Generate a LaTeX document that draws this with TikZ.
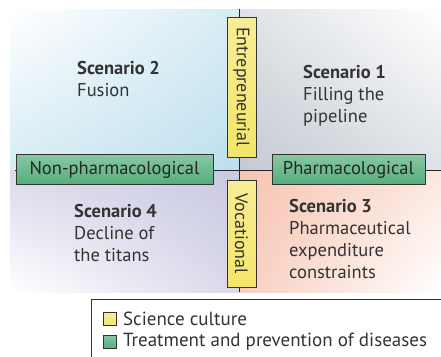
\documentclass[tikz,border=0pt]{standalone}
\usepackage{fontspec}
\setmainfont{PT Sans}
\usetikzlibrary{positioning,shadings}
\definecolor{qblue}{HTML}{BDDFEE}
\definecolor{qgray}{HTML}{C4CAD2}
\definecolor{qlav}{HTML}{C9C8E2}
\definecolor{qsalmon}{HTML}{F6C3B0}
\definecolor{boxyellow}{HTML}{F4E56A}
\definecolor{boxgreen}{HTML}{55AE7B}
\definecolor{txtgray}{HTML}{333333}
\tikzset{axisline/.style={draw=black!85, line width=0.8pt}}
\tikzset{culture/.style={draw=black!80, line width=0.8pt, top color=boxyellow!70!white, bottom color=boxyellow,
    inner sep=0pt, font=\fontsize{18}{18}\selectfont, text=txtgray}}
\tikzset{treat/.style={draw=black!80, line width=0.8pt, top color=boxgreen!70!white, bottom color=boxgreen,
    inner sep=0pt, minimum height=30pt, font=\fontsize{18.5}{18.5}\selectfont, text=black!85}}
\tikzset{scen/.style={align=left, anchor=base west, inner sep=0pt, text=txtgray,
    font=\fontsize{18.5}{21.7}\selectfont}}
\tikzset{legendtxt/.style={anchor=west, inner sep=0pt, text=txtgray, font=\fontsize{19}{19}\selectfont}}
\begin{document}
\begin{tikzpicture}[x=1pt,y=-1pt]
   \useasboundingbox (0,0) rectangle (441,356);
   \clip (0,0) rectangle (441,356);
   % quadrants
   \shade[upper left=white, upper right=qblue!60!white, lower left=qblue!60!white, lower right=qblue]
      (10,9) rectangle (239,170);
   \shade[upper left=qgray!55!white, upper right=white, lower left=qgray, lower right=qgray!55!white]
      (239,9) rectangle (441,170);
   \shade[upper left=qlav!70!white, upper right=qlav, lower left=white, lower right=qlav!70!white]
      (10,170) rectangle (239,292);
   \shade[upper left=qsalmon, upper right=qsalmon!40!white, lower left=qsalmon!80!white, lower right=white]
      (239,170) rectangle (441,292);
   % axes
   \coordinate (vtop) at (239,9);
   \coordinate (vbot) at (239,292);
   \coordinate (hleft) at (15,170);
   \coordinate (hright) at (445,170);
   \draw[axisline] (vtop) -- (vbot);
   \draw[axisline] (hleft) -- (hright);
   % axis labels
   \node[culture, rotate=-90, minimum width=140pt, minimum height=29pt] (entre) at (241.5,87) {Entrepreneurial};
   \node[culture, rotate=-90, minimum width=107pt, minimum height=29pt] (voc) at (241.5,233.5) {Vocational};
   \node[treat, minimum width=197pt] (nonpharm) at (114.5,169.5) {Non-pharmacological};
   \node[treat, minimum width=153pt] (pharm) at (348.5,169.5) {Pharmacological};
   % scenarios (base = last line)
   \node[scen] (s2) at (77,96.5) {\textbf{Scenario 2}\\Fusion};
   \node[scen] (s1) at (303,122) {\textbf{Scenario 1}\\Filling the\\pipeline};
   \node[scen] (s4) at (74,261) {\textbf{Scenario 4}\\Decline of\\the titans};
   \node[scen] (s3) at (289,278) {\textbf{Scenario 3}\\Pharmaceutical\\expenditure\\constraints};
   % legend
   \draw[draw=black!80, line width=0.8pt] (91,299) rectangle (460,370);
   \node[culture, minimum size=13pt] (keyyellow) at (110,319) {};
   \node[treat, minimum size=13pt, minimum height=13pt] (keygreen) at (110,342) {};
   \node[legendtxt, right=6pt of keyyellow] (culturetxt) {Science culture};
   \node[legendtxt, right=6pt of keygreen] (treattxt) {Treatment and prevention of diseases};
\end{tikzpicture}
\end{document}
==
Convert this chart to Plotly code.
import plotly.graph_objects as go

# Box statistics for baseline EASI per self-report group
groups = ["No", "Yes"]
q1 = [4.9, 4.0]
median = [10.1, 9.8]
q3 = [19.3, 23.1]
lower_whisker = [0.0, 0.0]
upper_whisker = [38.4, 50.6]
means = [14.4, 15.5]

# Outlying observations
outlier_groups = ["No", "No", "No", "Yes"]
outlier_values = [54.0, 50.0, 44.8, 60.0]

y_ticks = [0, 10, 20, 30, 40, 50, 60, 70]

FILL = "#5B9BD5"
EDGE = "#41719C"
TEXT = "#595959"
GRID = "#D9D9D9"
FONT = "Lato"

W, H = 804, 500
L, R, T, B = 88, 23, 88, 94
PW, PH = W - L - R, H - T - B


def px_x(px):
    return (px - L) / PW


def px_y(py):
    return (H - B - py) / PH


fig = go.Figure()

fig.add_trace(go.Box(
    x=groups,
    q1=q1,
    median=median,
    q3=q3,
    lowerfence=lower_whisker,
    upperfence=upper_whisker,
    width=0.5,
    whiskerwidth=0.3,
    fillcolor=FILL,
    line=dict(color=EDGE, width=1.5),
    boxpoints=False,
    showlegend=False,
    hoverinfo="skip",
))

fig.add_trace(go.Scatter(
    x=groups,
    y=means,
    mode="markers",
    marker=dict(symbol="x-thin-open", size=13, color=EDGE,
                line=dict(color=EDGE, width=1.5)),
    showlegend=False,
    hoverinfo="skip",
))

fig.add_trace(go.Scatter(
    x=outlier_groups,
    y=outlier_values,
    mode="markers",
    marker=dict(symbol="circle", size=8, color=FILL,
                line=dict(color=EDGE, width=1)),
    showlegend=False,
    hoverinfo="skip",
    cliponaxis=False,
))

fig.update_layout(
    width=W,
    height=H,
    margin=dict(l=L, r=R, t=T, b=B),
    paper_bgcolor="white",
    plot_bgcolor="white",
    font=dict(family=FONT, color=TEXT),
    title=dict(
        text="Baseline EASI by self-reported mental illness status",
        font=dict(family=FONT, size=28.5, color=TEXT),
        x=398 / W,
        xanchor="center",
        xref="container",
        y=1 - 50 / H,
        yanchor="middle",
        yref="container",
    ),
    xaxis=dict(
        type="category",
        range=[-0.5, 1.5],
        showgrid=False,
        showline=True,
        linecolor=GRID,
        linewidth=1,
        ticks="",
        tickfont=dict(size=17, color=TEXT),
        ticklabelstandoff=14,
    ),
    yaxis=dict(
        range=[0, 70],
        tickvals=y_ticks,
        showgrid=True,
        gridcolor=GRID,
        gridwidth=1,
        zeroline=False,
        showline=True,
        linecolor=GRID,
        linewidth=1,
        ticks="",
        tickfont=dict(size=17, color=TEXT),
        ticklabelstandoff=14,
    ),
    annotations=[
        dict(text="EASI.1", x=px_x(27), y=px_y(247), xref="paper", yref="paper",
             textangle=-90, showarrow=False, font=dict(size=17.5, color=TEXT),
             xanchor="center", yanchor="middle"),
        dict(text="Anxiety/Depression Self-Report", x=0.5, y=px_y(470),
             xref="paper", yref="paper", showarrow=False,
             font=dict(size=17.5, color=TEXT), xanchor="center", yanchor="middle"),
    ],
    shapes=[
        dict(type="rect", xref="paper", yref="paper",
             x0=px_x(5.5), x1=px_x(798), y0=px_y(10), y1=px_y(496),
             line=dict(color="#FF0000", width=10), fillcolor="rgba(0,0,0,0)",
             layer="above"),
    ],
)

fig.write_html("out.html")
==
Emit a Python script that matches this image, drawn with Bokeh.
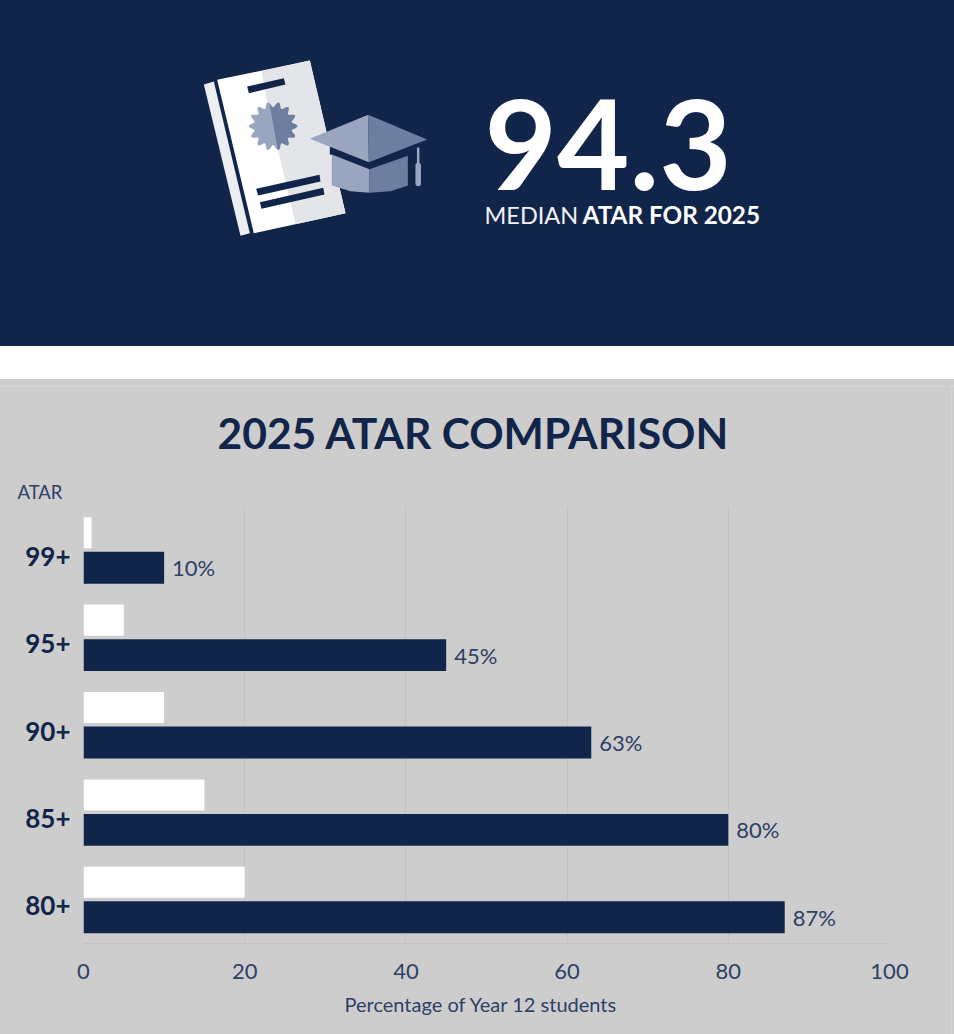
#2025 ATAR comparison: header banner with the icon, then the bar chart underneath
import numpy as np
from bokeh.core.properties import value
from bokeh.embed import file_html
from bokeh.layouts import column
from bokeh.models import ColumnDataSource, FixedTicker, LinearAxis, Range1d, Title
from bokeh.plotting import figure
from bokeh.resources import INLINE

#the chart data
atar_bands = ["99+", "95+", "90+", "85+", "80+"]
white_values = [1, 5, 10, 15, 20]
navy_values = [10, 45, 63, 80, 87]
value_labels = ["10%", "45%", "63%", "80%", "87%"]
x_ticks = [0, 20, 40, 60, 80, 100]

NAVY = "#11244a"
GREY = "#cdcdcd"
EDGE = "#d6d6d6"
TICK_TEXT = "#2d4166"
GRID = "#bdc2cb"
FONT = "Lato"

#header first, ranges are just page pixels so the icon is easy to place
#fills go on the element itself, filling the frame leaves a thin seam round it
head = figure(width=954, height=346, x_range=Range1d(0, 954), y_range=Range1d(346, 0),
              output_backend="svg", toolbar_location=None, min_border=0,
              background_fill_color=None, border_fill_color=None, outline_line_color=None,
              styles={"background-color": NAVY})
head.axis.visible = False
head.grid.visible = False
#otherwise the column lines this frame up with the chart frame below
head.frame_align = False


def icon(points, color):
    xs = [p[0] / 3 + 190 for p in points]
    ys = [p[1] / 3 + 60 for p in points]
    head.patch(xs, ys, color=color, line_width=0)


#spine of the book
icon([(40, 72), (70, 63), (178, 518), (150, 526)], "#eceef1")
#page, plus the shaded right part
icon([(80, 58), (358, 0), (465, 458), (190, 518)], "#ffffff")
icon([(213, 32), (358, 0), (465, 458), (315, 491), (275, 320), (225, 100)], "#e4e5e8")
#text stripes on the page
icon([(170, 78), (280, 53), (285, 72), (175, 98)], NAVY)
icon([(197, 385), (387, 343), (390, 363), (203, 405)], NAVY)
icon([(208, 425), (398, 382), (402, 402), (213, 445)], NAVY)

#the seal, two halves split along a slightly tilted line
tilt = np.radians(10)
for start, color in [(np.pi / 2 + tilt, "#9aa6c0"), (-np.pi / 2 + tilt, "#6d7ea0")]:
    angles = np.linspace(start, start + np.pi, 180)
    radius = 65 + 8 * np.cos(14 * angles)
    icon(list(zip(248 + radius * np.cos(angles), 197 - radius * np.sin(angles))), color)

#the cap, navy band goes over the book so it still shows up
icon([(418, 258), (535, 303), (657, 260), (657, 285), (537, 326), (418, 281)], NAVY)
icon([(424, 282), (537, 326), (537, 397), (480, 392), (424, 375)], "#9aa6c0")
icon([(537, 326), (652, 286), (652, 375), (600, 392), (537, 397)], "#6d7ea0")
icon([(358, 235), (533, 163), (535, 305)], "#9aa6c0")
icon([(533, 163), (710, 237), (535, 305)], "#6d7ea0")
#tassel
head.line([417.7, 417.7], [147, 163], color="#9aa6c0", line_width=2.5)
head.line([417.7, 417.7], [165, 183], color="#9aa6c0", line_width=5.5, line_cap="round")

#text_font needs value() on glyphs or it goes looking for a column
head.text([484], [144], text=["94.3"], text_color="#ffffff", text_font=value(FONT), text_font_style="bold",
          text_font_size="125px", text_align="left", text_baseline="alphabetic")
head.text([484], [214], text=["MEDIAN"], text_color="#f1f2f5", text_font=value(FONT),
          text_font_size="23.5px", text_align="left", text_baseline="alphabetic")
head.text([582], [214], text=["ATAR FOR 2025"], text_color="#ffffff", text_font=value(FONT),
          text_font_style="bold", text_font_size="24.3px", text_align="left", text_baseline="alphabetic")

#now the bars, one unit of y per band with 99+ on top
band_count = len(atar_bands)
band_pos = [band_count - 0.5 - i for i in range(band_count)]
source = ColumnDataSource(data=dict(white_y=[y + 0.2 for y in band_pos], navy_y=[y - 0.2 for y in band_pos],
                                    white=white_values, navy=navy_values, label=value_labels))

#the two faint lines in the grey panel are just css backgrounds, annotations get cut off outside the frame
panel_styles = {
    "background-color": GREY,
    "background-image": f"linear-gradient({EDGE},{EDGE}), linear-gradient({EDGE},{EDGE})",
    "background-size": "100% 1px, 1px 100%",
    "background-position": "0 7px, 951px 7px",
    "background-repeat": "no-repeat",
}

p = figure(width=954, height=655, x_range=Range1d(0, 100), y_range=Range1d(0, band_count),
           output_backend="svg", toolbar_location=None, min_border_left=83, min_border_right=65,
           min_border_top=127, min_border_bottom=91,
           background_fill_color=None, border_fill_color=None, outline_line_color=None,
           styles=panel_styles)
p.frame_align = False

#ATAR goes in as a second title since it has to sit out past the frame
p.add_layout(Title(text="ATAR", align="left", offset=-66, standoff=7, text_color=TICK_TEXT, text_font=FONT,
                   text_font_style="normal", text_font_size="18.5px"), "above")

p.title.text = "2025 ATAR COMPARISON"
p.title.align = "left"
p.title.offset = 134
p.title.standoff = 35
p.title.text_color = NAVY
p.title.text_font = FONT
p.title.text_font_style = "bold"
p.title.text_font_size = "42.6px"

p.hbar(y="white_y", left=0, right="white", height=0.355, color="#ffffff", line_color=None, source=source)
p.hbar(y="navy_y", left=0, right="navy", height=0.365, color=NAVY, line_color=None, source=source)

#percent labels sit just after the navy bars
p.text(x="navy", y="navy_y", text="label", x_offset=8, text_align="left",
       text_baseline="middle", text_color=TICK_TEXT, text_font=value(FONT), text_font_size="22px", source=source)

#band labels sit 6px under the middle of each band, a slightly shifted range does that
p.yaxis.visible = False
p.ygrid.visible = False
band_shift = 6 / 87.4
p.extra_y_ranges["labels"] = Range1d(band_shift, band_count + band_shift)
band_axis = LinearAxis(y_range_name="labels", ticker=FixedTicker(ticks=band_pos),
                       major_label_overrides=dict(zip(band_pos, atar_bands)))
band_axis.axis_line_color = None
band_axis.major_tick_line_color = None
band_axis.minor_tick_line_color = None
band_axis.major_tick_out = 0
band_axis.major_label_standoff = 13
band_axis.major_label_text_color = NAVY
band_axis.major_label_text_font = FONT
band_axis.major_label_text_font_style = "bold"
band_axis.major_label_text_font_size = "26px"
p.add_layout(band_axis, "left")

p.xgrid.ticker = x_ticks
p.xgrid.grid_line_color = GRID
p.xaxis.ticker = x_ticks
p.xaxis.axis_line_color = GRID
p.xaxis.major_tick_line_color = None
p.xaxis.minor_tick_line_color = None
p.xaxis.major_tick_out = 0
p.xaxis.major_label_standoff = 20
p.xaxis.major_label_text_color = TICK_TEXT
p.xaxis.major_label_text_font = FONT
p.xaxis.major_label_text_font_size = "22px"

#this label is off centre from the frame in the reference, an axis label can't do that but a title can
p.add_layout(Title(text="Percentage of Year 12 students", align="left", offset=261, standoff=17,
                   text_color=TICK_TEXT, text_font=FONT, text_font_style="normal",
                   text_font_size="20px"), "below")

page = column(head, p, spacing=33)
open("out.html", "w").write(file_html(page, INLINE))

Your objective ->
Above are some entries. Restate word for word the lines from the one holding "Emit a Python" through the one holding "x_ticks = [0, 20, 40, 60, 80, 100]", but not the pictures.

Solution below ->
Emit a Python script that matches this image, drawn with Bokeh.
#2025 ATAR comparison: header banner with the icon, then the bar chart underneath
import numpy as np
from bokeh.core.properties import value
from bokeh.embed import file_html
from bokeh.layouts import column
from bokeh.models import ColumnDataSource, FixedTicker, LinearAxis, Range1d, Title
from bokeh.plotting import figure
from bokeh.resources import INLINE

#the chart data
atar_bands = ["99+", "95+", "90+", "85+", "80+"]
white_values = [1, 5, 10, 15, 20]
navy_values = [10, 45, 63, 80, 87]
value_labels = ["10%", "45%", "63%", "80%", "87%"]
x_ticks = [0, 20, 40, 60, 80, 100]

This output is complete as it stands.